Supplied data >>
--*--

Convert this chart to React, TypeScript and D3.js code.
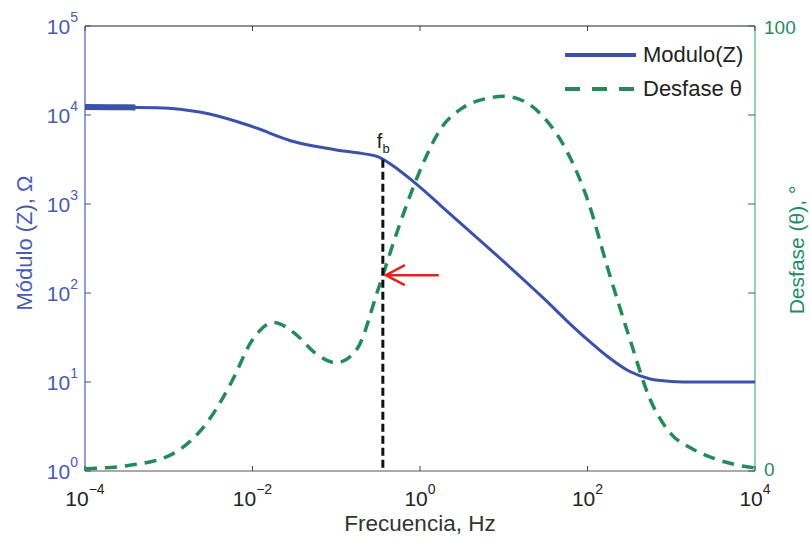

--*--

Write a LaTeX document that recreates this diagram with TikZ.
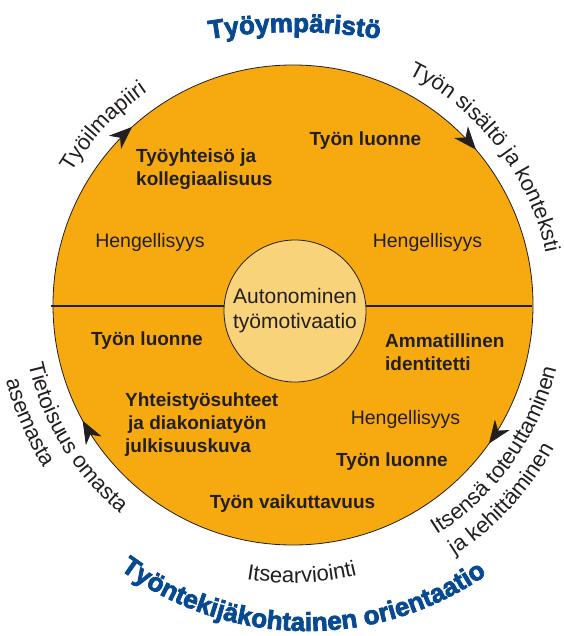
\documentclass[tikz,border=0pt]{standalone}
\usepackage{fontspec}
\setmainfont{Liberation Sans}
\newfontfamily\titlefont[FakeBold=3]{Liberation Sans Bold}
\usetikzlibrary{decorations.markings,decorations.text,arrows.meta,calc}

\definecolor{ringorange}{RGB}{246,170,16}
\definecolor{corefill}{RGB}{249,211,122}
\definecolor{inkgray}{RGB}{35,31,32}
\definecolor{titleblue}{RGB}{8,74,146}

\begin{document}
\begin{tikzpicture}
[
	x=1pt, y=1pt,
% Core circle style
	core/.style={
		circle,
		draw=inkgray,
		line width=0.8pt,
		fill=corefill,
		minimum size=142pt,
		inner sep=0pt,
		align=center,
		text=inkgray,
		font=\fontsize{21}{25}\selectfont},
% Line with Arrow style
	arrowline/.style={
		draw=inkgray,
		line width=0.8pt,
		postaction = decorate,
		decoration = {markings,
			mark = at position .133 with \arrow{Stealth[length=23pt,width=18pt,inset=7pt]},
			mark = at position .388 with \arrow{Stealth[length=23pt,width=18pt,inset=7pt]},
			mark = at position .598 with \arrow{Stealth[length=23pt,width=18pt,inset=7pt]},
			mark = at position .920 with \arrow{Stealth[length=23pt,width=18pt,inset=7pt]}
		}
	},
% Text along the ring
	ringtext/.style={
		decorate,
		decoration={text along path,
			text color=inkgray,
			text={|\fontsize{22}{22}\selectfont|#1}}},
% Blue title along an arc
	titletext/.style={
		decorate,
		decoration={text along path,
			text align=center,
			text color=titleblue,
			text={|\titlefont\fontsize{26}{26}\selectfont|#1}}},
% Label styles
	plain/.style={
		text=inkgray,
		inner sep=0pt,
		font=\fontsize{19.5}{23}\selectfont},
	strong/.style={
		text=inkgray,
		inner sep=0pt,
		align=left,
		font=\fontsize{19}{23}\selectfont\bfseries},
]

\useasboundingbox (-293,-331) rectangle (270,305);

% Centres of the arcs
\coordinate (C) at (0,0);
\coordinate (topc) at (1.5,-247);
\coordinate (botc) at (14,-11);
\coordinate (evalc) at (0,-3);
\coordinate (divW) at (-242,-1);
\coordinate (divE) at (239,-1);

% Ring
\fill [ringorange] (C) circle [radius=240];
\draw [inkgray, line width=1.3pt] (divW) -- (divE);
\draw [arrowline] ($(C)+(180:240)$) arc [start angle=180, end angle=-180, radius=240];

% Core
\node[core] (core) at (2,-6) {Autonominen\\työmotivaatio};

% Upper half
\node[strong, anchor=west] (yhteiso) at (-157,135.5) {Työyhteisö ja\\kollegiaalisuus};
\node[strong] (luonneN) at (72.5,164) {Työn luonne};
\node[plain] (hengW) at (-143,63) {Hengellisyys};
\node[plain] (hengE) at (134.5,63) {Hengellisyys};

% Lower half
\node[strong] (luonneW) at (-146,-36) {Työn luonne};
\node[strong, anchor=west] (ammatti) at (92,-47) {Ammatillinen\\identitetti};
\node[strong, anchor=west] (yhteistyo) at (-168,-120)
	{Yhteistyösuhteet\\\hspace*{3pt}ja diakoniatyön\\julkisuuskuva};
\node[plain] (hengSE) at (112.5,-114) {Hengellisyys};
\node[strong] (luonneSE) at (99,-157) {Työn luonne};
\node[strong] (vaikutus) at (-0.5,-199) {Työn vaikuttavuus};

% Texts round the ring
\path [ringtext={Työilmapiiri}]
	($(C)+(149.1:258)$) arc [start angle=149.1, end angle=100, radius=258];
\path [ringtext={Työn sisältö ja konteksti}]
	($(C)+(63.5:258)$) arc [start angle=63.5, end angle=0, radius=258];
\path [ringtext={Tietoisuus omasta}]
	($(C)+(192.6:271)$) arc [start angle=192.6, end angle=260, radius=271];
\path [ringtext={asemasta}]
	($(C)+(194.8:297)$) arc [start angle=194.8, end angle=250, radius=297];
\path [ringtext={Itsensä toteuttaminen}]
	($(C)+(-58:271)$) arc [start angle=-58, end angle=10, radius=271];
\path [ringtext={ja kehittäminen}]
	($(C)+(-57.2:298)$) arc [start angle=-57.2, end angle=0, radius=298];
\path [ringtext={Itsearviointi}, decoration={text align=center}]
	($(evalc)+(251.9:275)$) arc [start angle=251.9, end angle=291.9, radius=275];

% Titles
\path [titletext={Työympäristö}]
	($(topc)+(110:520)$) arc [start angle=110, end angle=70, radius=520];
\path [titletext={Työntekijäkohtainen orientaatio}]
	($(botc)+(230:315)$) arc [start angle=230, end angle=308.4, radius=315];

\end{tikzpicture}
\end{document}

--*--

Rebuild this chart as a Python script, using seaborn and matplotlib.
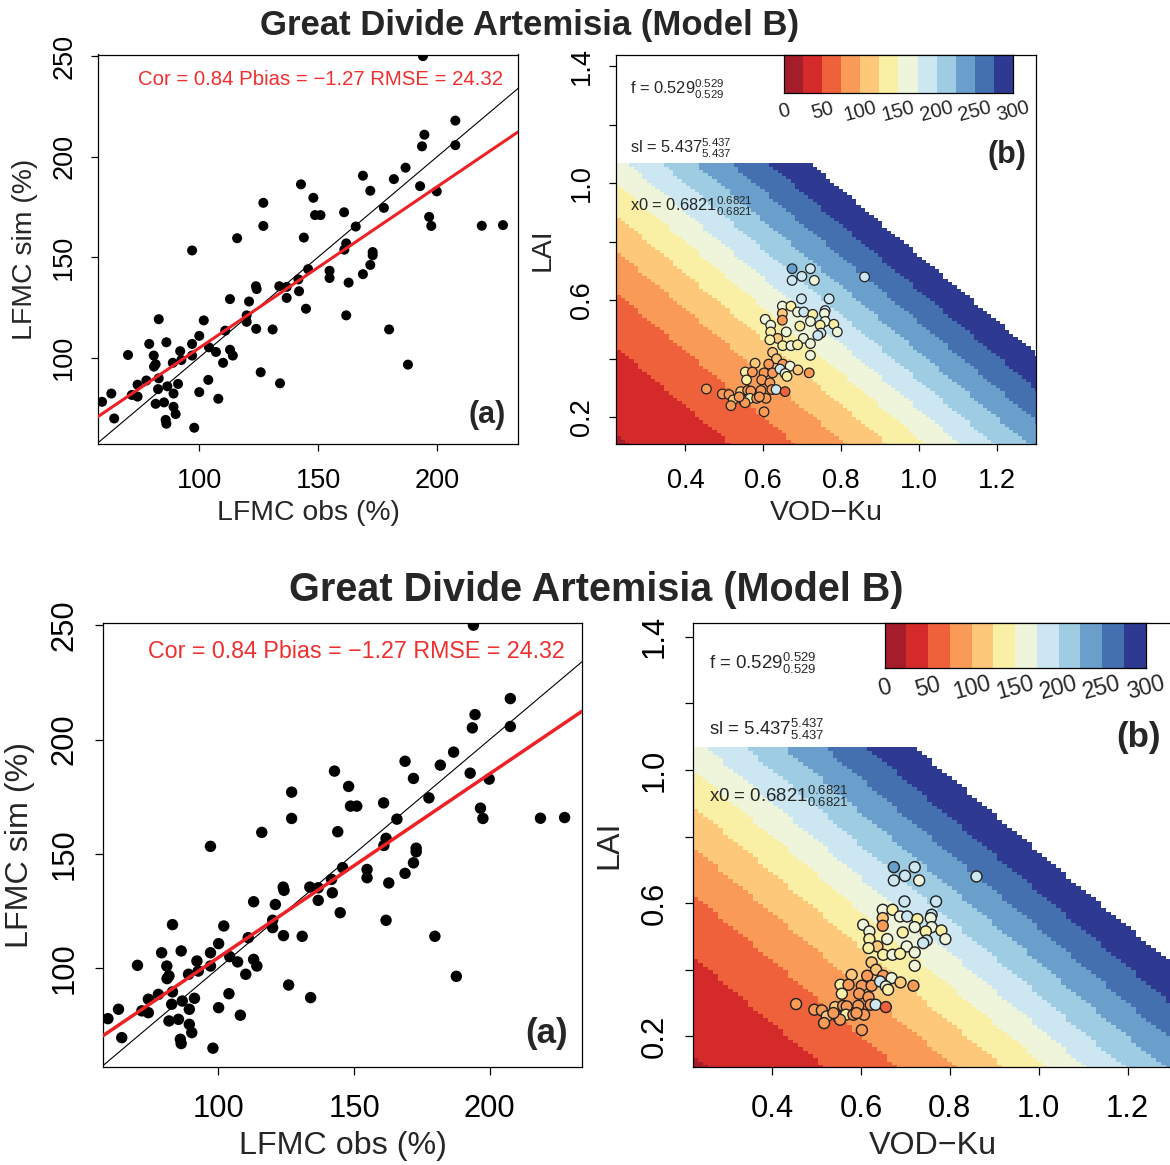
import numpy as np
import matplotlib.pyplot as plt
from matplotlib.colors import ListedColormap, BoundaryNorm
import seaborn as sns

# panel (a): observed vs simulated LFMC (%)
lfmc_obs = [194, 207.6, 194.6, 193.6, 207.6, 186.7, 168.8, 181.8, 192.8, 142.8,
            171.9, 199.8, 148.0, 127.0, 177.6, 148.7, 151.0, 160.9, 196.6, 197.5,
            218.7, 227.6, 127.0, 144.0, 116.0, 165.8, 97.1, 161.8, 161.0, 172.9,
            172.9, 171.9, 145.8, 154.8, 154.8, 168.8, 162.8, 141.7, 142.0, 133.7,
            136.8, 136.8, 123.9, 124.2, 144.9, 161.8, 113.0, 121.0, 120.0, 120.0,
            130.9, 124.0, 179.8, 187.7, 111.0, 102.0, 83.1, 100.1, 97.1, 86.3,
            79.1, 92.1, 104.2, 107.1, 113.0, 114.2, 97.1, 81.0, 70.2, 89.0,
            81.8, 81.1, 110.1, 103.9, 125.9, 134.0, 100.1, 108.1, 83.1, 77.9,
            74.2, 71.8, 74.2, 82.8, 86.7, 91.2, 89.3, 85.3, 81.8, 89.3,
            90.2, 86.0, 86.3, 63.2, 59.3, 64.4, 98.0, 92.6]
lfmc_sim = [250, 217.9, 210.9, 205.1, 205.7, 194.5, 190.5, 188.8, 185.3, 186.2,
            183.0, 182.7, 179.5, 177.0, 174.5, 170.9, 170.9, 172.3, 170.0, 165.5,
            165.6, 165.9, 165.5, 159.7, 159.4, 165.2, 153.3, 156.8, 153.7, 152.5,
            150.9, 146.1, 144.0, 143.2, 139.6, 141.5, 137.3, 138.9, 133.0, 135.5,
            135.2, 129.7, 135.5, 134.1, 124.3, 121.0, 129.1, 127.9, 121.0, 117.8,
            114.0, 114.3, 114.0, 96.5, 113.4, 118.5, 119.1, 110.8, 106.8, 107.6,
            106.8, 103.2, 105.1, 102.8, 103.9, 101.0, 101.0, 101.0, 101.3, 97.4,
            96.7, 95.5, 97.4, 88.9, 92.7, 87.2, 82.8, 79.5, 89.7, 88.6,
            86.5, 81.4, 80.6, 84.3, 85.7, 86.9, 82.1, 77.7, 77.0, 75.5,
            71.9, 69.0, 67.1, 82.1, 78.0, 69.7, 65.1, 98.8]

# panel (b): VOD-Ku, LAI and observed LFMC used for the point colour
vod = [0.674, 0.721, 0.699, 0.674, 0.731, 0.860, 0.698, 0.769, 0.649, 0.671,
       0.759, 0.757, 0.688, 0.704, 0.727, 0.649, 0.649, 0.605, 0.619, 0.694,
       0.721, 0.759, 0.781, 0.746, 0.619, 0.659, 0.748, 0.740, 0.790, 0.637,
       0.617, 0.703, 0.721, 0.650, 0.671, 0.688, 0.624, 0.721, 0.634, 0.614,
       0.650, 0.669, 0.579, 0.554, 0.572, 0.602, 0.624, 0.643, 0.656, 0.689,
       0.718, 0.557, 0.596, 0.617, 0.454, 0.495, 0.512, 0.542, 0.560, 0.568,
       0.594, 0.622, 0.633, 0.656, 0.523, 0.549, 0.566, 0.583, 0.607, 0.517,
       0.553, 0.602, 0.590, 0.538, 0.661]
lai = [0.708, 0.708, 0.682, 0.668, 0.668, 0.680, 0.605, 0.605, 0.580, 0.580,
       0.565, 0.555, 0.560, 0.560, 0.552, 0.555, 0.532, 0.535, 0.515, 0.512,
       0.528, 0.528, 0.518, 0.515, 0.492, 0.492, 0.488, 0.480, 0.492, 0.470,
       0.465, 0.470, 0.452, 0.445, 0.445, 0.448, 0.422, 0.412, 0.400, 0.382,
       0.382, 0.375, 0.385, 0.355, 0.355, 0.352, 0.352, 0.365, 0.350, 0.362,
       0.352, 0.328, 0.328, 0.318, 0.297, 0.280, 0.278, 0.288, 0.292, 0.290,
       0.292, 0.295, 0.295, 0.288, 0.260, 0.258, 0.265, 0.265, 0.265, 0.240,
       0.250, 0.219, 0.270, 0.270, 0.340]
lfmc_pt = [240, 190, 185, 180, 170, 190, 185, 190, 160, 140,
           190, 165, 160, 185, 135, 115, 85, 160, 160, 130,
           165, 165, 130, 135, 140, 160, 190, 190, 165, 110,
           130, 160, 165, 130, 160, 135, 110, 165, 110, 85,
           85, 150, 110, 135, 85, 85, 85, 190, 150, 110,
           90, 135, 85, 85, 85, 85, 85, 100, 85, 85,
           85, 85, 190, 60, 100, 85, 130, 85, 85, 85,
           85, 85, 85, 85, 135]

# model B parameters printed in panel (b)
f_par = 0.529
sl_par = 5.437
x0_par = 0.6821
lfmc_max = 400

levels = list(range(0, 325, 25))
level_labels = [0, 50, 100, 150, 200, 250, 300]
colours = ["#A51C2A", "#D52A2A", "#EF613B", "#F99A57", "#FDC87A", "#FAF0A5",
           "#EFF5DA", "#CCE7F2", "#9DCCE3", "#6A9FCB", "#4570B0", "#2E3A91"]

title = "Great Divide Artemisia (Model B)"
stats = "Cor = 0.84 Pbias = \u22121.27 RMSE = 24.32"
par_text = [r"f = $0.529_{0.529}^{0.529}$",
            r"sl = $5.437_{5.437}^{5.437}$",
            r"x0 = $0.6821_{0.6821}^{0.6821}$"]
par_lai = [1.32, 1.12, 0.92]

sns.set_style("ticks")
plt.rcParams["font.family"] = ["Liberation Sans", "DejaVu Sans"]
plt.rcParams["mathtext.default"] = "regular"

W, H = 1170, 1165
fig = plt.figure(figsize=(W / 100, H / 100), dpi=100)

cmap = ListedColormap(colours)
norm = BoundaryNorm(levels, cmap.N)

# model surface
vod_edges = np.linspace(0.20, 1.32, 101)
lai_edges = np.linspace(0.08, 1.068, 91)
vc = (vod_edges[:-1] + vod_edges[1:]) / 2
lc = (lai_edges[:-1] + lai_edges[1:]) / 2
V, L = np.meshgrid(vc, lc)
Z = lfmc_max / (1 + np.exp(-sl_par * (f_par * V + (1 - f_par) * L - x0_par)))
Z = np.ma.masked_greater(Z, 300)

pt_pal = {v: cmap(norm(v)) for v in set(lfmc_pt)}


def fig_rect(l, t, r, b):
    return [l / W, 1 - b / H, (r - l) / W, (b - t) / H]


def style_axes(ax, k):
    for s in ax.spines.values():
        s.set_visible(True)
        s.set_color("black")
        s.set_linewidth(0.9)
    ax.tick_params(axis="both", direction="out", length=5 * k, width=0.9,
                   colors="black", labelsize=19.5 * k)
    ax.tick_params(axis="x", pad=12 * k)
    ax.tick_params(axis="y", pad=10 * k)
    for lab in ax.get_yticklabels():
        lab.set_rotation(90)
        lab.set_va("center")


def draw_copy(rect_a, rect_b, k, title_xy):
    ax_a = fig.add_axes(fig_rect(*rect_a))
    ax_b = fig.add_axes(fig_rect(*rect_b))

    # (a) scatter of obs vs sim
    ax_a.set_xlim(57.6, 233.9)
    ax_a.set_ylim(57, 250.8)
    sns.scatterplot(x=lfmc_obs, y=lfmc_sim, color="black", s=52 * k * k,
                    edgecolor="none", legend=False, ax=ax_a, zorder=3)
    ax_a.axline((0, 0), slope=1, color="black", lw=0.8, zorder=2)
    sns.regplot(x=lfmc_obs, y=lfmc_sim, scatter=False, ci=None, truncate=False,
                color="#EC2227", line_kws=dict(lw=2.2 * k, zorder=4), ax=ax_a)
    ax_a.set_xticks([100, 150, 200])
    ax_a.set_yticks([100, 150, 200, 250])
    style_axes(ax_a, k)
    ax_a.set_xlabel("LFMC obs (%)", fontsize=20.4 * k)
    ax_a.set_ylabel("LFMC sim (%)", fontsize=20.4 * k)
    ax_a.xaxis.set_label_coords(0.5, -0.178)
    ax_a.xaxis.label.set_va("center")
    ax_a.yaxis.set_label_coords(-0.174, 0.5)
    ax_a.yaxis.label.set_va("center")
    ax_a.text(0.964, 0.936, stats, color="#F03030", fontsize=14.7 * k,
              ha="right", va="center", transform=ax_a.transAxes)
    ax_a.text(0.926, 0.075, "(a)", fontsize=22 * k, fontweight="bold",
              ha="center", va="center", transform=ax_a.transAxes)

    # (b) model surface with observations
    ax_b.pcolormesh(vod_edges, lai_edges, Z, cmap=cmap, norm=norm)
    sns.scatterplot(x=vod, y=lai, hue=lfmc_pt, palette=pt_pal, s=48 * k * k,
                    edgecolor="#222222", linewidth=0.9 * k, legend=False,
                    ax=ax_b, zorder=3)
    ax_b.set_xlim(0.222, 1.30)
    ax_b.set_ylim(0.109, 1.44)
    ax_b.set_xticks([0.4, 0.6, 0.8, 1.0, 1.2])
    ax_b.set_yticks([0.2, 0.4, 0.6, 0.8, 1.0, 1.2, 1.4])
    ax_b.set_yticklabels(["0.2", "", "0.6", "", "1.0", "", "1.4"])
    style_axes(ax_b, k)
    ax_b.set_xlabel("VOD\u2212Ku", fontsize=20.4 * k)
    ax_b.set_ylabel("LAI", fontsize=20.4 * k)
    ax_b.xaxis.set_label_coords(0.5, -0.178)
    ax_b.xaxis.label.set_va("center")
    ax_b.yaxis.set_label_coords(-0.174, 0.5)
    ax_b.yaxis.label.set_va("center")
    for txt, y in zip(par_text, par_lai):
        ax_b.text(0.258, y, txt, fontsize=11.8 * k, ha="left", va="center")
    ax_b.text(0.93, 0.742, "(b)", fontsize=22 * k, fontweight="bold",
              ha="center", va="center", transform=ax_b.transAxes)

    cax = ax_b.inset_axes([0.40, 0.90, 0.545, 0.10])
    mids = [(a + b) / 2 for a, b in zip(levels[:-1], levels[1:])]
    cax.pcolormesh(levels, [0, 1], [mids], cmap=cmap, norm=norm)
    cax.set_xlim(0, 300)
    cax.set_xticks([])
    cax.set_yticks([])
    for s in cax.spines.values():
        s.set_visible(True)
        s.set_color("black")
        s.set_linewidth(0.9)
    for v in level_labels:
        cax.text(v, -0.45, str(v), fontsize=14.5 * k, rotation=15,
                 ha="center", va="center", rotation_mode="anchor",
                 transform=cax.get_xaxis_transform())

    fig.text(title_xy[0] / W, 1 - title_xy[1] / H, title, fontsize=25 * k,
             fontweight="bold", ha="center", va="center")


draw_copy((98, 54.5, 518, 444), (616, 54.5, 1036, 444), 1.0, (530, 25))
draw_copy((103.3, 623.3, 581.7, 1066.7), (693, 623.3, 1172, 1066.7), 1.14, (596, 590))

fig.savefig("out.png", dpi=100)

--*--

Stated task >> Look above for the line with "Rebuild this chart" and copy exactly from it through the line with "import seaborn as sns", both included. Omit the pictures.

Complete response >>
Rebuild this chart as a Python script, using seaborn and matplotlib.
import numpy as np
import matplotlib.pyplot as plt
from matplotlib.colors import ListedColormap, BoundaryNorm
import seaborn as sns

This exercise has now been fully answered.